There are three serious charges brought against nature books of the present time, namely, that they are either so dull as to be unreadable, or so fanciful as to be misleading, or so insincere as to be positively harmful. There is a real bottom to each of these charges.

Dull nature-writing is the circumstantial, the detailed, the cataloguing, the semi-scientific sort, dried up like old Rameses and cured for all time with the fine-ground spice of measurements, dates, conditions – observations, so called. For literary purposes, one observation of this kind is better than two. Rarely does the watcher in the woods see anything so new that for itself it is worth recording. It is not what one sees, so much as the manner of the seeing, not the observation but its suggestions that count for interest to the reader. Science wants the exact observation; nature-writing wants the observation exact and the heart of the observer along with it. We want plenty of facts in our nature books, but they have all been set down in order before; what has not been set down before are the author’s thoughts and emotions. These should be new, personal, and are pretty sure therefore to be interesting.

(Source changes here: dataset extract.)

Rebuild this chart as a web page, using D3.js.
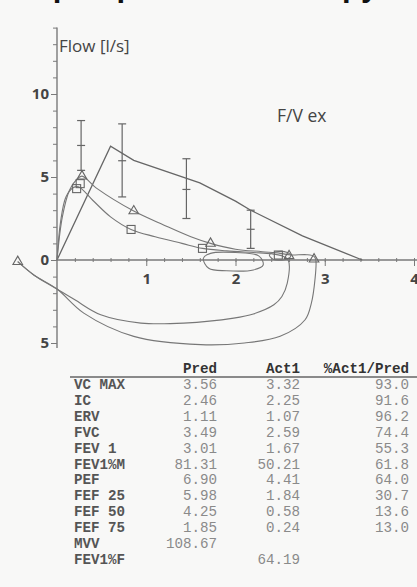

More serious than dullness (and that is serious enough) is the charge that nature books are untrustworthy, that they falsify the facts, and give a wrong impression of nature. Some nature books do, as some novels do with the facts of human life. A nature book all full of extraordinary, better-class animals who do extraordinary stunts because of their superior powers has little of real nature in it. There are no such extraordinary animals, they do no such extraordinary things. Nature is full of marvels – Niagara Falls, a flying swallow, a star, a ragweed, a pebble; but nature is not full of dragons and centaurs and foxes that reason like men and take their tea with lemon, if you please.

I have never seen one of these extraordinary animals, never saw anything extraordinary out of doors, because the ordinary is so surprisingly marvelous. And I have lived in the woods practically all of my life. And you will never see one of them – a very good argument against anybody’s having seen them.

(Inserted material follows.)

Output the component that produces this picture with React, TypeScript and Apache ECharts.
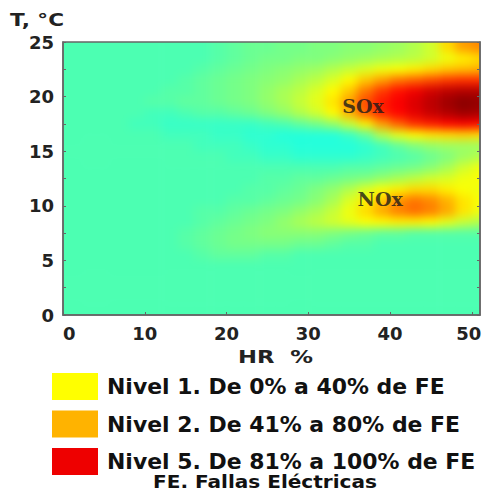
import React, { useEffect, useRef } from 'react';
import * as echarts from 'echarts';

// HR (%) cell centres and T (°C) cell centres
const hrValues = [1, 3, 5, 7, 9, 11, 13, 15, 17, 19, 21, 23, 25, 27, 29, 31, 33, 35, 37, 39, 41, 43, 45, 47, 49, 51];
const tValues = [24.5, 23.5, 22.5, 21.5, 20.5, 19.5, 18.5, 17.5, 16.5, 15.5, 14.5, 13.5, 12.5, 11.5, 10.5, 9.5, 8.5, 7.5, 6.5, 5.5, 4.5, 3.5, 2.5, 1.5, 0.5];

// Level (0-100, jet colour scale) per T row, one value per HR column
const rowT24_5 = [45, 45, 45, 45, 45, 45, 45, 45, 45, 46, 47, 48, 48, 49, 49, 50, 50, 51, 51, 52, 53, 55, 58, 66, 72, 74];
const rowT23_5 = [45, 45, 45, 45, 45, 45, 45, 45, 45, 46, 47, 48, 49, 49, 50, 50, 51, 52, 53, 54, 55, 56, 58, 61, 64, 66];
const rowT22_5 = [45, 45, 45, 45, 45, 45, 45, 45, 46, 47, 48, 49, 50, 51, 52, 53, 55, 57, 59, 61, 62, 64, 66, 68, 69, 70];
const rowT21_5 = [45, 45, 45, 45, 45, 45, 45, 46, 47, 48, 49, 50, 51, 52, 54, 56, 59, 63, 68, 72, 76, 78, 80, 82, 83, 83];
const rowT20_5 = [45, 45, 45, 45, 45, 45, 46, 46, 47, 48, 49, 50, 52, 54, 56, 59, 63, 68, 76, 82, 86, 89, 92, 94, 95, 95];
const rowT19_5 = [45, 45, 45, 45, 45, 46, 46, 47, 47, 48, 49, 50, 52, 54, 57, 60, 65, 72, 80, 85, 88, 91, 94, 97, 99, 98];
const rowT18_5 = [45, 45, 45, 45, 45, 44, 44, 45, 46, 46, 47, 48, 50, 52, 55, 58, 63, 70, 78, 84, 87, 90, 93, 95, 97, 96];
const rowT17_5 = [45, 45, 45, 45, 44, 44, 43, 43, 43, 43, 43, 43, 44, 45, 47, 49, 52, 57, 64, 72, 78, 83, 85, 87, 88, 87];
const rowT16_5 = [45, 45, 45, 45, 45, 45, 44, 44, 44, 43, 43, 42, 42, 41, 41, 41, 41, 43, 47, 55, 60, 63, 65, 66, 67, 66];
const rowT15_5 = [45, 45, 45, 45, 45, 45, 45, 45, 44, 44, 44, 43, 42, 42, 41, 41, 41, 41, 42, 44, 47, 50, 52, 53, 53, 53];
const rowT14_5 = [45, 45, 45, 45, 45, 45, 45, 45, 45, 45, 44, 44, 43, 43, 42, 42, 42, 42, 43, 44, 45, 46, 48, 50, 53, 55];
const rowT13_5 = [45, 45, 45, 45, 45, 45, 45, 45, 45, 45, 45, 45, 45, 45, 45, 45, 45, 46, 46, 47, 48, 49, 51, 54, 58, 61];
const rowT12_5 = [45, 45, 45, 45, 45, 45, 45, 45, 45, 45, 45, 45, 46, 46, 47, 47, 48, 49, 50, 52, 54, 56, 58, 59, 61, 62];
const rowT11_5 = [45, 45, 45, 45, 45, 45, 45, 45, 45, 45, 45, 46, 46, 47, 48, 50, 52, 55, 59, 62, 64, 66, 66, 64, 62, 61];
const rowT10_5 = [45, 45, 45, 45, 45, 45, 45, 45, 45, 45, 46, 46, 47, 48, 49, 51, 54, 59, 64, 68, 73, 76, 74, 70, 65, 62];
const rowT9_5 = [45, 45, 45, 45, 45, 45, 45, 45, 46, 46, 47, 48, 49, 50, 52, 54, 57, 61, 66, 71, 75, 77, 75, 71, 65, 61];
const rowT8_5 = [45, 45, 45, 45, 45, 45, 45, 45, 46, 47, 48, 49, 50, 52, 54, 56, 58, 60, 62, 63, 64, 64, 63, 60, 57, 55];
const rowT7_5 = [45, 45, 45, 45, 45, 45, 45, 46, 47, 48, 49, 50, 51, 51, 51, 51, 50, 49, 48, 47, 47, 46, 46, 46, 46, 46];
const rowT6_5 = [45, 45, 45, 45, 45, 45, 45, 46, 47, 48, 49, 49, 49, 49, 48, 48, 47, 46, 46, 45, 45, 45, 45, 45, 45, 45];
const rowT5_5 = [45, 45, 45, 45, 45, 45, 45, 45, 46, 47, 47, 47, 46, 46, 45, 45, 45, 45, 45, 45, 45, 45, 45, 45, 45, 45];
const rowT4_5 = [45, 45, 45, 45, 45, 45, 45, 45, 45, 45, 45, 45, 45, 45, 45, 45, 45, 45, 45, 45, 45, 45, 45, 45, 45, 45];
const rowT3_5 = [45, 45, 45, 45, 45, 45, 45, 45, 45, 45, 45, 45, 45, 45, 45, 45, 45, 45, 45, 45, 45, 45, 45, 45, 45, 45];
const rowT2_5 = [45, 45, 45, 45, 45, 45, 45, 45, 45, 45, 45, 45, 45, 45, 45, 45, 45, 45, 45, 45, 45, 45, 45, 45, 45, 45];
const rowT1_5 = [45, 45, 45, 45, 45, 45, 45, 45, 45, 45, 45, 45, 45, 45, 45, 45, 45, 45, 45, 45, 45, 45, 45, 45, 45, 45];
const rowT0_5 = [45, 45, 45, 45, 45, 45, 45, 45, 45, 45, 45, 45, 45, 45, 45, 45, 45, 45, 45, 45, 45, 45, 45, 45, 45, 45];

const rows = [rowT24_5, rowT23_5, rowT22_5, rowT21_5, rowT20_5, rowT19_5, rowT18_5, rowT17_5, rowT16_5, rowT15_5,
  rowT14_5, rowT13_5, rowT12_5, rowT11_5, rowT10_5, rowT9_5, rowT8_5, rowT7_5, rowT6_5, rowT5_5,
  rowT4_5, rowT3_5, rowT2_5, rowT1_5, rowT0_5];

// Gas labels placed at their (HR, T) positions
const gasLabels = ['SOx', 'NOx'];
const gasHR = [36.7, 38.8];
const gasT = [19.1, 10.6];

const legendTexts = ['Nivel 1. De 0% a 40% de FE', 'Nivel 2. De 41% a 80% de FE', 'Nivel 5. De 81% a 100% de FE'];
const legendColors = ['#ffff00', '#ffb300', '#ee0000'];
const footnote = 'FE. Fallas Eléctricas';

const jet = ['#00007f', '#0000ff', '#007fff', '#00ffff', '#7fff7f', '#ffff00', '#ff7f00', '#ff0000', '#7f0000'];

const FONT = '"DejaVu Sans", Arial, sans-serif';
const GRID = { left: 63, top: 42, width: 417, height: 273 };
const PAD = 20;

export default function App() {
  const ref = useRef<HTMLDivElement>(null);
  const heatRef = useRef<HTMLDivElement>(null);
  useEffect(() => {
    if (!ref.current || !heatRef.current) return;
    const data: number[][] = [];
    rows.forEach((row, ri) => {
      row.forEach((v, ci) => data.push([hrValues[ci], tValues[ri], v]));
    });
    const firstX = hrValues[0];
    const lastX = hrValues[hrValues.length - 1];
    const topT = tValues[0];
    const bottomT = tValues[tValues.length - 1];

    // Heat layer (cells), softened like the original shaded surface
    const heat = echarts.init(heatRef.current, undefined, { renderer: 'svg' });
    const hw = GRID.width + 2 * PAD;
    const hh = GRID.height + 2 * PAD;
    heat.setOption({
      animation: false,
      grid: { left: PAD, top: PAD, width: GRID.width, height: GRID.height, outerBoundsMode: 'none' },
      xAxis: { type: 'value', min: 0, max: 51, show: false },
      yAxis: { type: 'value', min: 0, max: 25, show: false },
      visualMap: {
        type: 'continuous', min: 0, max: 100, dimension: 2, show: false,
        inRange: { color: jet },
      },
      series: [{
        type: 'custom',
        clip: false,
        encode: { x: 0, y: 1 },
        data,
        renderItem: (params: any, api: any) => {
          const x = api.value(0);
          const y = api.value(1);
          const p0 = api.coord([x - 1, y + 0.5]);
          const p1 = api.coord([x + 1, y - 0.5]);
          let x0 = p0[0], y0 = p0[1], x1 = p1[0] + 0.6, y1 = p1[1] + 0.6;
          if (x === firstX) x0 = 0;
          if (x === lastX) x1 = hw;
          if (y === topT) y0 = 0;
          if (y === bottomT) y1 = hh;
          return {
            type: 'rect',
            shape: { x: x0, y: y0, width: x1 - x0, height: y1 - y0 },
            style: { fill: api.visual('color'), stroke: null },
          };
        },
      }],
    });

    // Axes, labels and legend layer
    const chart = echarts.init(ref.current, undefined, { renderer: 'svg' });
    const gasData = gasLabels.map((n, i) => ({ name: n, value: [gasHR[i], gasT[i]] }));
    const legendGraphics: any[] = [];
    legendTexts.forEach((t, i) => {
      const y = 373 + i * 37.5;
      legendGraphics.push({
        type: 'rect', shape: { x: 52, y, width: 46, height: 27 },
        style: { fill: legendColors[i] },
      });
      legendGraphics.push({
        type: 'text', x: 107, y: y + 14, scaleX: 1.045,
        style: { text: t, font: `bold 21px ${FONT}`, fill: '#111', textAlign: 'left', textVerticalAlign: 'middle' },
      });
    });

    const axisCommon = {
      axisLine: { show: true, lineStyle: { color: '#666', width: 1.5 } },
      axisTick: { show: true, inside: true, length: 3, lineStyle: { color: '#666' } },
      splitLine: { show: false },
    };
    const labelFont = { fontFamily: FONT, fontWeight: 'bold' as const, fontSize: 18, color: '#222' };

    chart.setOption({
      animation: false,
      backgroundColor: 'transparent',
      grid: { ...GRID, outerBoundsMode: 'none', containLabel: false, show: true, borderColor: '#666', borderWidth: 1.5, backgroundColor: 'transparent' },
      xAxis: [{
        type: 'value', min: 0, max: 51, interval: 10, ...axisCommon,
        axisLabel: {
          margin: 9, ...labelFont, showMaxLabel: false, alignMinLabel: 'left',
          formatter: (v: number) => (v === 50 ? '{e|50}' : String(v)),
          rich: { e: { ...labelFont, padding: [0, 6, 0, 0] } },
        },
      }],
      yAxis: [{
        type: 'value', min: 0, max: 25, interval: 5, ...axisCommon,
        minorTick: { show: true, splitNumber: 2, length: 3, lineStyle: { color: '#666' } },
        axisLabel: { margin: 9, ...labelFont },
      }, {
        type: 'value', min: 0, max: 25, interval: 5, position: 'right', ...axisCommon,
        minorTick: { show: true, splitNumber: 2, length: 3, lineStyle: { color: '#666' } },
        axisLabel: { show: false },
      }],
      series: [{
        type: 'scatter',
        data: gasData,
        symbolSize: 0,
        z: 5,
        label: {
          show: true, position: 'inside', formatter: '{b}',
          fontFamily: '"DejaVu Serif", "Liberation Serif", serif', fontWeight: 'bold', fontSize: 19, color: '#1a1a1a',
        },
      }],
      graphic: [
        { type: 'text', x: 10, y: 20, scaleX: 1.2, style: { text: 'T, °C', font: `bold 18px ${FONT}`, fill: '#222', textAlign: 'left', textVerticalAlign: 'middle' } },
        { type: 'text', x: 238, y: 357, scaleX: 1.26, style: { text: 'HR  %', font: `bold 18px ${FONT}`, fill: '#222', textAlign: 'left', textVerticalAlign: 'middle' } },
        ...legendGraphics,
        { type: 'text', x: 153, y: 482, scaleX: 1.18, style: { text: footnote, font: `bold 17px ${FONT}`, fill: '#111', textAlign: 'left', textVerticalAlign: 'middle' } },
      ],
    });
    return () => { chart.dispose(); heat.dispose(); };
  }, []);
  return (
    <div style={{ position: 'fixed', left: 0, top: 0, width: 482, height: 491, background: '#fff' }}>
      <div style={{ position: 'absolute', left: GRID.left, top: GRID.top, width: GRID.width, height: GRID.height, overflow: 'hidden' }}>
        <div ref={heatRef} style={{ position: 'absolute', left: -PAD, top: -PAD, width: GRID.width + 2 * PAD, height: GRID.height + 2 * PAD, filter: 'blur(5px)' }} />
      </div>
      <div ref={ref} style={{ position: 'absolute', left: 0, top: 0, width: 482, height: 491 }} />
    </div>
  );
}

The world out of doors is not a circus of performing prodigies, nor are nature-writers strange half-human creatures who know wood-magic, who talk with trees, and call the birds and beasts about them as did one of the saints of old. No, they are plain people, who have seen nothing more wonderful in the woods than you have, if they would tell the truth.

When I protested with a popular nature-writer some time ago at one of his exciting but utterly impossible fox stories, he wrote back, —

“The publishers demanded that chapter to make the book sell.”

Now the publishers of this book make no such demands. Indeed they have had an expert naturalist and woodsman hunting up and down every line of this book for errors of fact, false suggestions, wrong sentiments, and extraordinaries of every sort. If this book is not exciting it is the publishers’ fault. It may not be exciting, but I believe, and hope, that it is true to all of my out of doors, and not untrue to any of yours.

The charge of insincerity, the last in the list, concerns the author’s style and sentiments. It does not belong in the same category with the other two, for it really includes them. Insincerity is the mother of all the literary sins. If the writer cannot be true to himself, he cannot be true to anything. Children are the particular victims of the evil. How often are children spoken to in baby-talk, gush, hollow questions, and a condescension as irritating as coming teeth! They are written to, also, in the same spirit.

The temptation to sentimentalize in writing of the “beauties of nature” is very strong. Raptures run through nature books as regularly as barbs the length of wire fences. The world according to such books is like the Garden of Eden according to Ridinger, all peace, in spite of the monstrous open-jawed alligator in the foreground of the picture, who must be smiling, I take it, in an alligatorish way at a fat swan near by.